Americans Forgot the Economy's Purpose — Until Coronavirus

This is one of those moments when it’s worth asking: What is an economy for?

It doesn’t exist for the benefit of stock market participants, nor does it exist to fatten the coffers of corporations. Since at least the 1980s, the U.S. has equated economic health with a rising market and ever-increasing corporate profits. They are necessary ingredients for a healthy economy, but they are ultimately just a means to an end. The end is the welfare of the citizens. Economies exist to allow workers and their families to become more prosperous. That’s what too many Americans had forgotten. Until now.

The coronavirus is making a hash of the U.S. economy, just as it is in the rest of the world. Virtually every event that requires an audience has been canceled: theater, sports, conferences, even political rallies. The cruise-ship industry is in shambles. The International Air Transport Association estimates that the airline industry will lose $63 billion to $113 billion in worldwide revenue. Hundreds of universities have sent students home, a crushing blow to the surrounding stores and restaurants that depend on student traffic for their existence. Bars and restaurants have been ordered closed in many big cities. There are an almost unlimited number of other examples of economic activity either slowing drastically or coming to a halt.

But the coronavirus also seems to have awakened society to what truly matters. Yes, many headlines trumpet the market’s scary crash, but I don’t hear people obsessing about it the way they did after the dot-com bubble burst or Lehman Brothers collapsed in 2008. For once, “shareholder value” is a secondary concern. And much to my surprise, corporations have not responded to the downturn the way they normally do during hard times: with rounds of layoffs. They seem to understand that the most important thing they can do to help the country get through the crisis is to keep putting money into the pockets of their employees — even if they don’t have much to do.

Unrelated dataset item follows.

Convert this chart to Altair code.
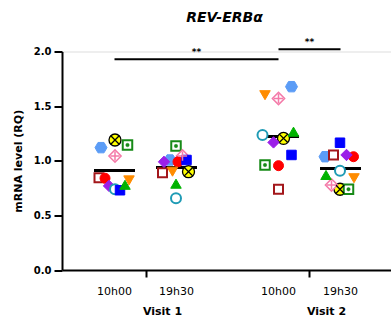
import altair as alt
import pandas as pd

# ---- data -------------------------------------------------------------
subjects = ["P01", "P02", "P03", "P04", "P05", "P06",
            "P07", "P08", "P09", "P10", "P11"]
groups = ["V1 10h00", "V1 19h30", "V2 10h00", "V2 19h30"]
time_labels = ["10h00", "19h30", "10h00", "19h30"]
visit_labels = ["Visit 1", "Visit 2"]
chart_title = ["REV-ERBα"]

# REV-ERBa relative expression (RQ), one value per subject, subject order
v1_am = [1.19, 1.144, 1.12, 1.043, 0.845, 0.84, 0.77, 0.74, 0.73, 0.78, 0.82]
v1_pm = [0.90, 1.135, 1.007, 1.043, 0.89, 0.99, 0.99, 0.656, 1.007, 0.79, 0.90]
v2_am = [1.205, 0.961, 1.678, 1.57, 0.74, 0.955, 1.168, 1.236, 1.053, 1.266, 1.60]
v2_pm = [0.739, 0.739, 1.037, 0.778, 1.053, 1.037, 1.053, 0.909, 1.165, 0.87, 0.84]
values = [v1_am, v1_pm, v2_am, v2_pm]

# significance brackets between columns
sig_from = ["V1 10h00", "V2 10h00"]
sig_to = ["V2 10h00", "V2 19h30"]
sig_level = [1.93, 2.02]
sig_text = ["**", "**"]

# ---- layout -----------------------------------------------------------
W, H = 329, 218.5
col_center = {"V1 10h00": 52.5, "V1 19h30": 114.5,
              "V2 10h00": 216.5, "V2 19h30": 278.5}
visit_center = [83.5, 247.5]
half_bar = 20.5
# horizontal scatter of the symbols inside each column
spread = [
    [0.5, 13, -13.5, 0.5, -15.5, -9.5, -5.5, 0.5, 5.5, 10.5, 14.5],
    [12, -0.5, -6.5, 6, -14, 1.5, -12.5, -0.5, 10, -0.5, -4],
    [5, -13.5, 13, 0, 0, 0, -5, -16, 13, 15, -13.5],
    [-0.5, 8, -15.5, -9, -7, 13, 6, -0.5, -0.5, -14.5, 13.5],
]

HEX = "M-1,0L-0.5,-0.866L0.5,-0.866L1,0L0.5,0.866L-0.5,0.866Z"
XMARK = "M-0.7,-0.7L0.7,0.7M-0.7,0.7L0.7,-0.7"
PLUS = "M0,-0.75L0,0.75M-0.75,0L0.75,0"

marker = [
    dict(shape="circle", fill="#FFFF00", stroke="black", strokeWidth=1.3, size=144),
    dict(shape="square", fill="white", stroke="#178A17", strokeWidth=2, size=90),
    dict(shape=HEX, fill="#5B9CF6", stroke="#5B9CF6", strokeWidth=1, size=144),
    dict(shape="diamond", fill="white", stroke="#F47AA8", strokeWidth=1.5, size=150),
    dict(shape="square", fill="white", stroke="#A3171B", strokeWidth=2, size=81),
    dict(shape="circle", fill="#FF0000", stroke="#FF0000", strokeWidth=1, size=100),
    dict(shape="diamond", fill="#9B1FE8", stroke="#9B1FE8", strokeWidth=1, size=130),
    dict(shape="circle", fill="white", stroke="#1F9BB5", strokeWidth=2, size=100),
    dict(shape="square", fill="#0000FF", stroke="#0000FF", strokeWidth=1, size=90),
    dict(shape="triangle-up", fill="#00B300", stroke="#00B300", strokeWidth=1, size=110),
    dict(shape="triangle-down", fill="#FF8C00", stroke="#FF8C00", strokeWidth=1, size=110),
]

rows = []
for g, vals, offs in zip(groups, values, spread):
    for s, v, o in zip(subjects, vals, offs):
        rows.append({"subject": s, "group": g, "value": v,
                     "center": col_center[g], "x": col_center[g] + o})
df = pd.DataFrame(rows)

sig_df = pd.DataFrame({
    "x1": [col_center[a] for a in sig_from],
    "x2": [col_center[b] for b in sig_to],
    "y": sig_level,
    "label": sig_text,
})
sig_df["xm"] = (sig_df["x1"] + sig_df["x2"]) / 2

time_df = pd.DataFrame({"x": [col_center[g] for g in groups], "label": time_labels})
visit_df = pd.DataFrame({"x": [c + 17 for c in visit_center], "label": visit_labels})
title_df = pd.DataFrame({"label": chart_title})

FONT = "DejaVu Sans"

xscale = alt.Scale(domain=[0, W])
yscale = alt.Scale(domain=[0, 2])

base = alt.Chart(df)

# axes carrier (invisible points) so both axes are drawn once
axes = base.mark_point(opacity=0).encode(
    x=alt.X("x:Q", scale=xscale,
            axis=alt.Axis(values=visit_center, labels=False, title=None, grid=False,
                          domainColor="black", domainWidth=2, tickColor="black",
                          tickWidth=2, tickSize=7)),
    y=alt.Y("value:Q", scale=yscale,
            axis=alt.Axis(values=[0, 0.5, 1.0, 1.5, 2.0], format=".1f", grid=False,
                          title="mRNA level (RQ)", titleFont=FONT, titleFontSize=11,
                          titleFontWeight="bold", titleColor="black", titlePadding=10,
                          labelFont=FONT, labelFontSize=10, labelFontWeight="bold",
                          labelColor="black", labelPadding=3,
                          domainColor="black", domainWidth=2, tickColor="black",
                          tickWidth=2, tickSize=8)),
)

layers = [axes]

# mean of each column
layers.append(
    base.transform_aggregate(mean="mean(value)", groupby=["group", "center"])
    .transform_calculate(xa=f"datum.center - {half_bar}", xb=f"datum.center + {half_bar}")
    .mark_rule(color="black", strokeWidth=3)
    .encode(x=alt.X("xa:Q", scale=xscale), x2="xb:Q", y=alt.Y("mean:Q", scale=yscale))
)

# one symbol style per subject
for s, m in zip(subjects, marker):
    layers.append(
        base.transform_filter(alt.datum.subject == s)
        .mark_point(filled=False, opacity=1, **m)
        .encode(x=alt.X("x:Q", scale=xscale), y=alt.Y("value:Q", scale=yscale))
    )

# inner details of the compound symbols
details = [
    (subjects[0], dict(shape=XMARK, stroke="black", strokeWidth=1.3, size=144)),
    (subjects[1], dict(shape="circle", fill="#178A17", stroke="#178A17", strokeWidth=0.5, size=12)),
    (subjects[3], dict(shape=PLUS, stroke="#F47AA8", strokeWidth=1.5, size=150)),
]
for s, m in details:
    layers.append(
        base.transform_filter(alt.datum.subject == s)
        .mark_point(opacity=1, **m)
        .encode(x=alt.X("x:Q", scale=xscale), y=alt.Y("value:Q", scale=yscale))
    )

# significance brackets
sig = alt.Chart(sig_df)
layers.append(
    sig.mark_rule(color="black", strokeWidth=2)
    .encode(x=alt.X("x1:Q", scale=xscale), x2="x2:Q", y=alt.Y("y:Q", scale=yscale))
)
layers.append(
    sig.mark_text(font=FONT, fontSize=9, fontWeight="bold", color="black", dy=-7)
    .encode(x=alt.X("xm:Q", scale=xscale), y=alt.Y("y:Q", scale=yscale), text="label:N")
)

# category labels under the axis
layers.append(
    alt.Chart(time_df).mark_text(font=FONT, fontSize=11, color="black", baseline="middle")
    .encode(x=alt.X("x:Q", scale=xscale), y=alt.value(H + 22), text="label:N")
)
layers.append(
    alt.Chart(visit_df).mark_text(font=FONT, fontSize=11, fontWeight="bold", color="black",
                                  baseline="middle")
    .encode(x=alt.X("x:Q", scale=xscale), y=alt.value(H + 42), text="label:N")
)

# chart heading above the plot
layers.append(
    alt.Chart(title_df).mark_text(font=FONT, fontSize=14, fontWeight="bold",
                                  fontStyle="italic", color="black", baseline="middle")
    .encode(x=alt.value(W / 2 - 2), y=alt.value(-33.5), text="label:N")
)

chart = (
    alt.layer(*layers)
    .properties(
        width=W, height=H,
        autosize=alt.AutoSizeParams(type="none"),
        padding={"left": 62, "top": 51.5, "right": 0, "bottom": 51},
    )
    .configure_view(stroke=None)
    .configure(background="white")
)

chart.save("out.html", embed_options={"renderer": "svg", "actions": False})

Thus, hard-hit airline companies, while instituting hiring freezes — and asking for a bailout — have continued to pay employees. Microsoft and other big tech companies have vowed to keep paying vendors that employ the workers who clean their offices and supply their cafeterias. The Walt Disney Co. is keeping its theme park employees on the payroll. On Friday, USA Today reported that U.S. companies have cut 893 jobs because of the coronavirus. That is a remarkably small number.

Chief executive officers “are thinking about making sure they come out of this with a good reputation,” Lloyd Blankfein, the former CEO of Goldman Sachs Group Inc., told the Wall Street Journal. “You want to be perceived as someone who does the right thing.”